There remains Japan. That godless and immoral country has long served as a bugaboo for timid Americans, but there is every reason for believing that its prowess has been vastly overrated. Only twice in their history have the Japs ever faced civilized foes, and both times they made frightful exhibitions of themselves, though in each case they won. The first time was in 1904, when the enemy was Russia. The Russians were 7,000 miles from their base, and had only a single-track railroad to bring up supplies; the Japs were but a few hundred miles from their base and had the open sea behind them. Yet it took them more than a year to capture Mukden, and when the job was done at last they were so exhausted that the ensuing peace treaty ran in Russia’s favor almost as much as it ran in their own.

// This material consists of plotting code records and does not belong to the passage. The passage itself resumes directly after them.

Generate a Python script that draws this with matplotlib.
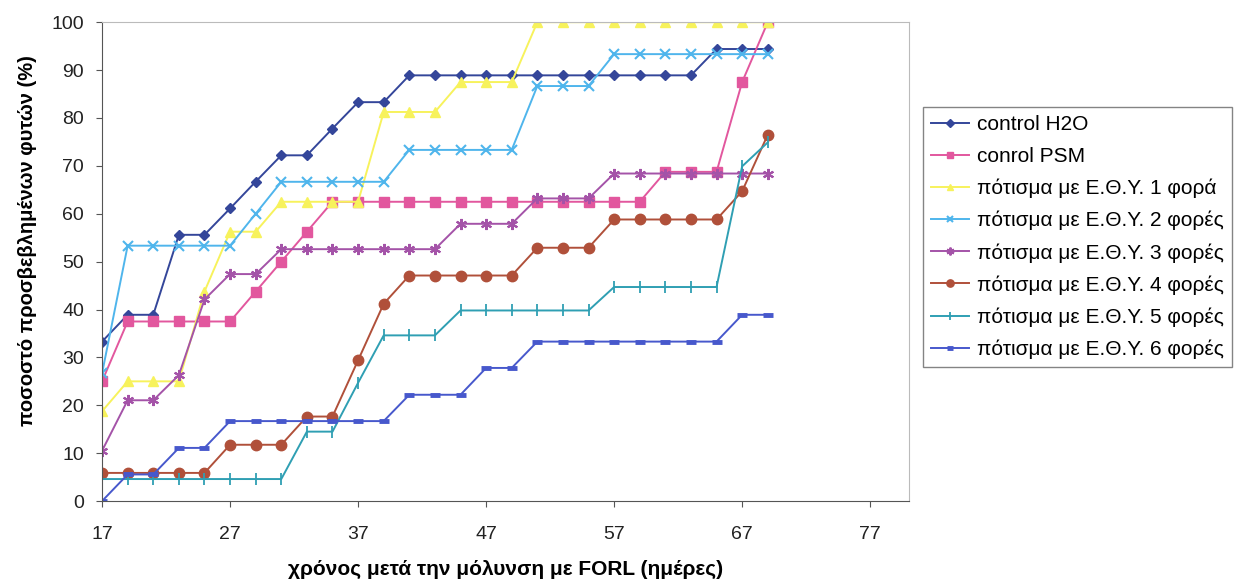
import matplotlib
matplotlib.use("Agg")
import matplotlib.pyplot as plt

plt.rcParams['font.family'] = ['Liberation Sans', 'DejaVu Sans']

# --- data ---
days = list(range(17, 70, 2))

control_h2o = [33.3, 38.9, 38.9, 55.6, 55.6, 61.1, 66.7, 72.2, 72.2, 77.8, 83.3, 83.3,
               88.9, 88.9, 88.9, 88.9, 88.9, 88.9, 88.9, 88.9, 88.9, 88.9, 88.9, 88.9,
               94.4, 94.4, 94.4]
control_psm = [25.0, 37.5, 37.5, 37.5, 37.5, 37.5, 43.75, 50.0, 56.25,
               62.5, 62.5, 62.5, 62.5, 62.5, 62.5, 62.5, 62.5, 62.5, 62.5, 62.5, 62.5, 62.5,
               68.75, 68.75, 68.75, 87.5, 100.0]
times_1 = [18.75, 25.0, 25.0, 25.0, 43.75, 56.25, 56.25, 62.5, 62.5, 62.5, 62.5,
           81.25, 81.25, 81.25, 87.5, 87.5, 87.5,
           100, 100, 100, 100, 100, 100, 100, 100, 100, 100]
times_2 = [26.67, 53.33, 53.33, 53.33, 53.33, 53.33, 60.0,
           66.67, 66.67, 66.67, 66.67, 66.67,
           73.33, 73.33, 73.33, 73.33, 73.33,
           86.67, 86.67, 86.67,
           93.33, 93.33, 93.33, 93.33, 93.33, 93.33, 93.33]
times_3 = [10.5, 21.05, 21.05, 26.3, 42.1, 47.4, 47.4,
           52.6, 52.6, 52.6, 52.6, 52.6, 52.6, 52.6,
           57.9, 57.9, 57.9, 63.2, 63.2, 63.2,
           68.4, 68.4, 68.4, 68.4, 68.4, 68.4, 68.4]
times_4 = [5.88, 5.88, 5.88, 5.88, 5.88, 11.76, 11.76, 11.76, 17.65, 17.65, 29.4, 41.2,
           47.1, 47.1, 47.1, 47.1, 47.1, 52.9, 52.9, 52.9,
           58.8, 58.8, 58.8, 58.8, 58.8, 64.7, 76.5]
times_5 = [4.6, 4.6, 4.6, 4.6, 4.6, 4.6, 4.6, 4.6, 14.5, 14.5, 24.7,
           34.6, 34.6, 34.6, 39.8, 39.8, 39.8, 39.8, 39.8, 39.8,
           44.7, 44.7, 44.7, 44.7, 44.7, 69.9, 74.9]
times_6 = [0.0, 5.56, 5.56, 11.1, 11.1, 16.7, 16.7, 16.7, 16.7, 16.7, 16.7, 16.7,
           22.2, 22.2, 22.2, 27.8, 27.8,
           33.3, 33.3, 33.3, 33.3, 33.3, 33.3, 33.3, 33.3, 38.9, 38.9]

labels = ["control H2O", "conrol PSM",
          "πότισμα με Ε.Θ.Υ. 1 φορά", "πότισμα με Ε.Θ.Υ. 2 φορές",
          "πότισμα με Ε.Θ.Υ. 3 φορές", "πότισμα με Ε.Θ.Υ. 4 φορές",
          "πότισμα με Ε.Θ.Υ. 5 φορές", "πότισμα με Ε.Θ.Υ. 6 φορές"]
x_ticks = [17, 27, 37, 47, 57, 67, 77]
y_ticks = list(range(0, 101, 10))

series = [control_h2o, control_psm, times_1, times_2, times_3, times_4, times_5, times_6]
styles = [
    dict(color="#34469a", marker="D", ms=5.5),
    dict(color="#e2579e", marker="s", ms=6.5),
    dict(color="#f7f25c", marker="^", ms=7),
    dict(color="#4fb5ec", marker="x", ms=7, mew=1.5),
    dict(color="#a453a8", marker=(6, 2, 0), ms=8, mew=1.5),
    dict(color="#b0503a", marker="o", ms=7.5),
    dict(color="#2f9fb3", marker="|", ms=8, mew=1.3),
    dict(color="#4758cc", marker="_", ms=7, mew=3.5),
]

fig = plt.figure(figsize=(12.37, 5.84), dpi=100)
ax = fig.add_axes([0.0825, 0.142, 0.652, 0.820])

for vals, lab, st in zip(series, labels, styles):
    ax.plot(days, vals, lw=1.4, label=lab, **st)

ax.set_xlim(17, 80)
ax.set_ylim(0, 100)
ax.set_xticks(x_ticks)
ax.set_yticks(y_ticks)
ax.tick_params(axis="both", labelsize=14, direction="out", length=4, color="#555555",
               labelcolor="#222222")
ax.tick_params(axis="x", pad=14)
ax.tick_params(axis="y", pad=9)
for s in ["top", "right"]:
    ax.spines[s].set_color("#bbbbbb")
for s in ["left", "bottom"]:
    ax.spines[s].set_color("#555555")

ax.set_xlabel("χρόνος μετά την μόλυνση με FORL (ημέρες)", fontsize=15, fontweight="bold")
ax.set_ylabel("ποσοστό προσβεβλημένων φυτών (%)", fontsize=14.5, fontweight="bold")
ax.xaxis.set_label_coords(0.5, -0.124)
ax.yaxis.set_label_coords(-0.081, 0.545)

leg = ax.legend(loc="upper left", bbox_to_anchor=(0.746, 0.817), bbox_transform=fig.transFigure,
                fontsize=15, frameon=True, fancybox=False, edgecolor="#666666",
                handlelength=1.8, handletextpad=0.4, labelspacing=0.61, borderaxespad=0,
                markerscale=0.7)
leg.get_frame().set_linewidth(1.0)

fig.savefig("out.png", dpi=100)
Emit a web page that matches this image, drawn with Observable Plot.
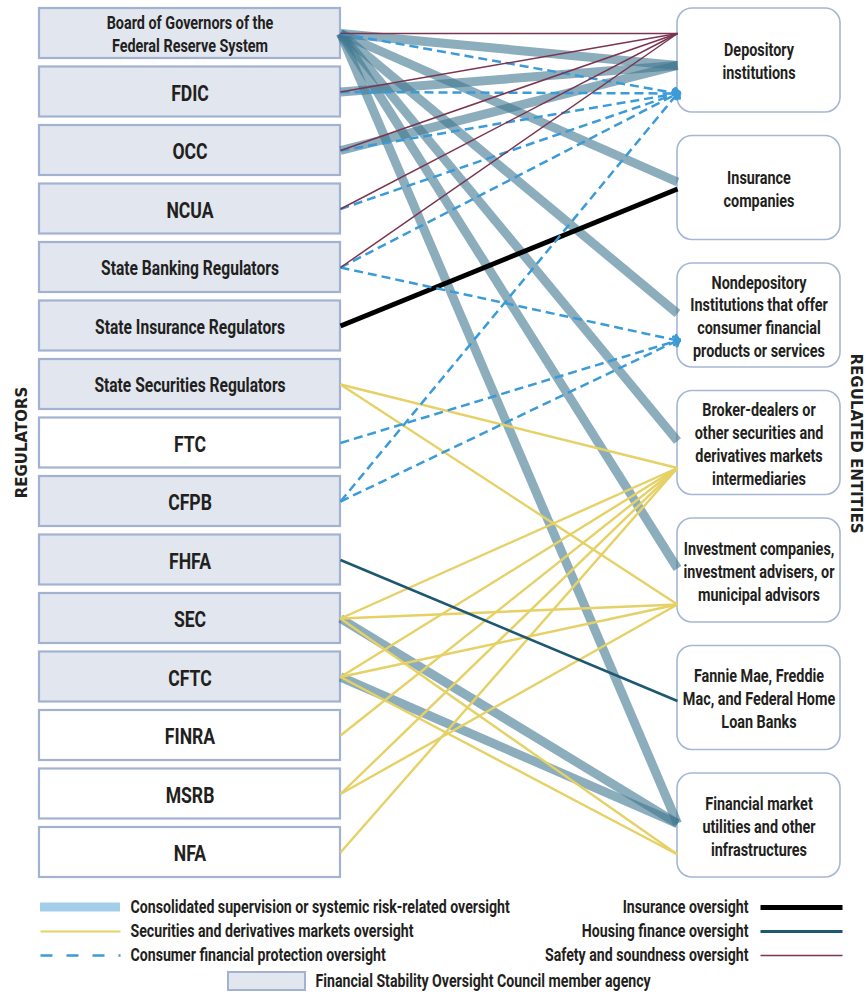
<!DOCTYPE html>
<html>
<head>
<meta charset="utf-8">
<script src="https://cdn.jsdelivr.net/npm/d3@7"></script>
<script src="https://cdn.jsdelivr.net/npm/@observablehq/plot@0.6"></script>
<style>
  html, body { margin: 0; padding: 0; background: #fff; }
</style>
</head>
<body>
<div id="chart"></div>
<script>
// ---------- DATA ----------
const regulatorIds = ["FRB","FDIC","OCC","NCUA","SBR","SIR","SSR","FTC","CFPB","FHFA","SEC","CFTC","FINRA","MSRB","NFA"];
const regulatorLabels = [
  "Board of Governors of the\nFederal Reserve System","FDIC","OCC","NCUA",
  "State Banking Regulators","State Insurance Regulators","State Securities Regulators",
  "FTC","CFPB","FHFA","SEC","CFTC","FINRA","MSRB","NFA"
];
const fsocMembers = ["FRB","FDIC","OCC","NCUA","SBR","SIR","SSR","CFPB","FHFA","SEC","CFTC"];

const entityIds = ["DEP","INS","NDI","BD","IC","GSE","FMU"];
const entityLabels = [
  "Depository\ninstitutions",
  "Insurance\ncompanies",
  "Nondepository\nInstitutions that offer\nconsumer financial\nproducts or services",
  "Broker-dealers or\nother securities and\nderivatives markets\nintermediaries",
  "Investment companies,\ninvestment advisers, or\nmunicipal advisors",
  "Fannie Mae, Freddie\nMac, and Federal Home\nLoan Banks",
  "Financial market\nutilities and other\ninfrastructures"
];

const consolidatedLinks = [["FRB","DEP"],["FRB","INS"],["FRB","NDI"],["FRB","BD"],["FRB","IC"],["FRB","FMU"],["FDIC","DEP"],["OCC","DEP"],["SEC","FMU"],["CFTC","FMU"]];
const securitiesLinks = [["SSR","BD"],["SSR","IC"],["SEC","BD"],["SEC","IC"],["SEC","FMU"],["CFTC","BD"],["CFTC","IC"],["CFTC","FMU"],["FINRA","BD"],["MSRB","BD"],["MSRB","IC"],["NFA","BD"]];
const consumerLinks = [["FRB","DEP"],["FDIC","DEP"],["OCC","DEP"],["NCUA","DEP"],["SBR","DEP"],["SBR","NDI"],["FTC","NDI"],["CFPB","DEP"],["CFPB","NDI"]];
const insuranceLinks = [["SIR","INS"]];
const housingLinks = [["FHFA","GSE"]];
const safetyLinks = [["FRB","DEP"],["FDIC","DEP"],["OCC","DEP"],["NCUA","DEP"],["SBR","DEP"]];

const legendLeftLabels = ["Consolidated supervision or systemic risk-related oversight","Securities and derivatives markets oversight","Consumer financial protection oversight"];
const legendRightLabels = ["Insurance oversight","Housing finance oversight","Safety and soundness oversight"];
const legendMemberLabel = "Financial Stability Oversight Council member agency";
const axisLabels = ["REGULATORS","REGULATED ENTITIES"];

// ---------- LAYOUT ----------
const W = 867, H = 996;
const L = {x1: 39, x2: 340, top: 8, h: 50, pitch: 58.5};
const R = {x1: 677, x2: 840, top: 8, h: 104, pitch: 127.5};
const anchor = { // offset of line end inside right box, px from box top
  safety: {def: 25},
  consolidated: {def: 50, DEP: 57, INS: 46},
  consumer: {def: 80, DEP: 85, NDI: 77},
  securities: {def: 81, BD: 77, IC: 86},
  insurance: {def: 53},
  housing: {def: 55}
};
const styles = {
  consolidated: {stroke: "#3f7690", strokeOpacity: 0.6, strokeWidth: 9},
  securities: {stroke: "#e5d165", strokeWidth: 2.4},
  consumer: {stroke: "#3b9bd8", strokeWidth: 2.5, strokeDasharray: "9,5"},
  insurance: {stroke: "#000000", strokeWidth: 5},
  housing: {stroke: "#1d5870", strokeWidth: 2.6},
  safety: {stroke: "#7a3550", strokeWidth: 1.5}
};
const CFONT = "Roboto, 'DejaVu Sans', sans-serif";
const AFONT = "'DejaVu Sans', sans-serif";
const SQUEEZE = 0.8;
const TEXT = "#231f20";
const cond = {fontFamily: CFONT, fontWeight: "bold", fill: TEXT, ariaDescription: "condensed"};

const regs = regulatorIds.map((id, i) => ({
  id, label: regulatorLabels[i], member: fsocMembers.includes(id),
  y1: L.top + i * L.pitch, y2: L.top + i * L.pitch + L.h, cy: L.top + i * L.pitch + L.h / 2
}));
const ents = entityIds.map((id, i) => ({
  id, label: entityLabels[i], y1: R.top + i * R.pitch, y2: R.top + i * R.pitch + R.h, cy: R.top + i * R.pitch + R.h / 2
}));
const regById = Object.fromEntries(regs.map(d => [d.id, d]));
const entById = Object.fromEntries(ents.map(d => [d.id, d]));

function linkRows(list, type) {
  return list.map(([r, e]) => {
    const a = anchor[type];
    return {x1: L.x2, y1: regById[r].cy, x2: R.x1, y2: entById[e].y1 + (a[e] ?? a.def)};
  });
}

const legRowY = [907, 931, 955];
const legLeft = legendLeftLabels.map((label, i) => ({label, y: legRowY[i]}));
const legRight = legendRightLabels.map((label, i) => ({label, y: legRowY[i]}));
const LEGFS = 17.7;

const marks = [
  Plot.rect(regs, {x1: L.x1, x2: L.x2, y1: "y1", y2: "y2", fill: d => d.member ? "#e1e6ef" : "#ffffff", stroke: "#a2b2d0", strokeWidth: 2.2}),
  Plot.text(regs, {x: (L.x1 + L.x2) / 2, y: "cy", text: "label", ...cond,
    fontSize: d => d.id === "FRB" ? 18 : (d.label.length > 6 ? 19.5 : 22), lineHeight: 1.25}),
  Plot.rect(ents, {x1: R.x1, x2: R.x2, y1: "y1", y2: "y2", rx: 15, fill: "#ffffff", stroke: "#a7b6d3", strokeWidth: 1.6}),
  Plot.text(ents, {x: (R.x1 + R.x2) / 2, y: "cy", text: "label", ...cond, fontSize: 18, lineHeight: 1.27}),
  Plot.link(linkRows(consolidatedLinks, "consolidated"), {x1: "x1", y1: "y1", x2: "x2", y2: "y2", ...styles.consolidated}),
  Plot.link(linkRows(insuranceLinks, "insurance"), {x1: "x1", y1: "y1", x2: "x2", y2: "y2", ...styles.insurance}),
  Plot.link(linkRows(securitiesLinks, "securities"), {x1: "x1", y1: "y1", x2: "x2", y2: "y2", ...styles.securities}),
  Plot.link(linkRows(housingLinks, "housing"), {x1: "x1", y1: "y1", x2: "x2", y2: "y2", ...styles.housing}),
  Plot.link(linkRows(consumerLinks, "consumer"), {x1: "x1", y1: "y1", x2: "x2", y2: "y2", ...styles.consumer, markerEnd: "arrow"}),
  Plot.link(linkRows(safetyLinks, "safety"), {x1: "x1", y1: "y1", x2: "x2", y2: "y2", ...styles.safety}),
  Plot.text([axisLabels[0]], {x: 22, y: 442, text: d => d, rotate: -90, fill: TEXT, fontFamily: AFONT, fontWeight: "bold", fontSize: 15}),
  Plot.text([axisLabels[1]], {x: 855, y: 443, text: d => d, rotate: 90, fill: TEXT, fontFamily: AFONT, fontWeight: "bold", fontSize: 15}),
  Plot.rect([legLeft[0]], {x1: 40, x2: 120, y1: d => d.y - 4.5, y2: d => d.y + 4.5, fill: "#a3cde9"}),
  Plot.link([legLeft[1]], {x1: 40, x2: 120, y1: "y", y2: "y", stroke: styles.securities.stroke, strokeWidth: 2.2}),
  Plot.link([legLeft[2]], {x1: 40, x2: 120, y1: "y", y2: "y", stroke: styles.consumer.stroke, strokeWidth: 2.5, strokeDasharray: "12,14"}),
  Plot.text(legLeft, {x: 130, y: "y", text: "label", textAnchor: "start", ...cond, fontSize: LEGFS}),
  Plot.text(legRight, {x: 748, y: "y", text: "label", textAnchor: "end", ...cond, fontSize: LEGFS}),
  Plot.link([legRight[0]], {x1: 760, x2: 842, y1: "y", y2: "y", stroke: "#000", strokeWidth: 5}),
  Plot.link([legRight[1]], {x1: 760, x2: 842, y1: "y", y2: "y", stroke: styles.housing.stroke, strokeWidth: 3}),
  Plot.link([legRight[2]], {x1: 760, x2: 842, y1: "y", y2: "y", stroke: styles.safety.stroke, strokeWidth: 1.5}),
  Plot.rect([legendMemberLabel], {x1: 228, x2: 305, y1: 972, y2: 990, fill: "#e1e6ef", stroke: "#a2b2d0", strokeWidth: 2}),
  Plot.text([legendMemberLabel], {x: 315, y: 981, text: d => d, textAnchor: "start", ...cond, fontSize: LEGFS})
];

const chart = Plot.plot({
  width: W, height: H, margin: 0,
  x: {type: "linear", domain: [0, W], range: [0, W], axis: null},
  y: {type: "linear", domain: [0, H], range: [0, H], axis: null},
  style: {background: "#fff"},
  marks
});
// horizontally condense the box and legend text (no condensed font is installed)
d3.select(chart).selectAll('g[aria-description="condensed"] text').each(function () {
  const t = this.getAttribute("transform") || "";
  this.setAttribute("transform", t + ` scale(${SQUEEZE},1)`);
});
document.getElementById("chart").appendChild(chart);
</script>
</body>
</html>
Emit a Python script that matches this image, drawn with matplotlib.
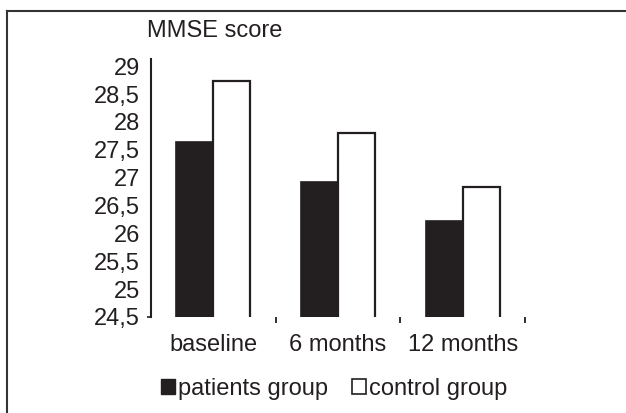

Their second venture against white men was in the autumn of 1914. The job before them then was to capture Tsingtao, on the Chinese coast. It was defended on the sea by a few small boats, most of them converted merchantmen, and on the land by a few thousand men, mainly middle-aged territorials. Against this puny force of Germans the Japs brought up a fleet of cruisers and battleships and a whole division. Yet it took them three months to take the town, and they did so even then only because the Germans had run out of ammunition.

The siege was marked by almost unbelievable grotesquerie. Half a dozen Germans put out of from the port in a small motor boat, fastened a mine to a pile of Japanese cruisers, and blew it up. On the third side small parties beat off the attack of whole Japanese regiments. When, in the end, the town was taken by assault, the Jap soldiers were so exhausted that they fell in their tracks, and many of them had to be carried to hospitals by their defeated enemies. The march-in was marked by a painful episode. A small force of British that had come up refused to salute the Japanese flag! No wonder!

IV

The prowess of the Japs has been persistently exaggerated by American advocates of a large navy. It has served to scare silly opponents, and so get them what they wanted. But it has very little reality. There is not the slightest reason for believing that a Japanese fleet, meeting an American fleet of anything like its strength, could beat it. Or that the Japs, beating a weaker fleet, could land and maintain an army on the Pacific coast.

True enough, it might be easy for them, joining England against us, to seize the Philippines. But could they hold them? It seems highly improbable in the long run we’d be able to dislodge them, and to punish them dreadfully in the process. Moreover, we’d have complete control of Canada three months after the war started, and there would be no way for England to run us out. In the end we could take the Philippines back as a very small return for getting out, or for getting out of one province, or even one city.

For all these reasons—and there are many more—it seems to me highly improbable that the English are seriously contemplating making war on the United States. The French, in their position, might think of it, but the French are full of folly, but the English are very cautions and calculating, especially in war. When the odds are plainly against them, they are for peace. It would be impossible to imagine them taking such chances as the Germans took in 1914. Such gambling in the grand manner is simply not in their nature. They play close to the board.

Why, then, do they rattle the sword now? Why are their papers full of dark hints? Mainly, I believe, because they know how easy it is to scare Americans. They want to keep their control of the sea. They want to make it appear that challenging that control will be very dangerous, not to say fatal. So they talk lugubriously of the war ahead, and their dupes and sycophants on this side of the ocean swallow it all with sad faces. Their aim is to make it appear that any step the United States may take for its proper defense is an act of wanton aggression, almost an act of open war. That aim is beautifully supported by the pacifists and the Anglomaniacs —not infrequently the same persons.

So far, congress refuses to succumb. It has passed the cruiser bill. If it continues along that line there will be no easy Anglo-American war. There will never be such a war so long as the United States can put up a dangerous resistance. It will come when we are weak, and not before.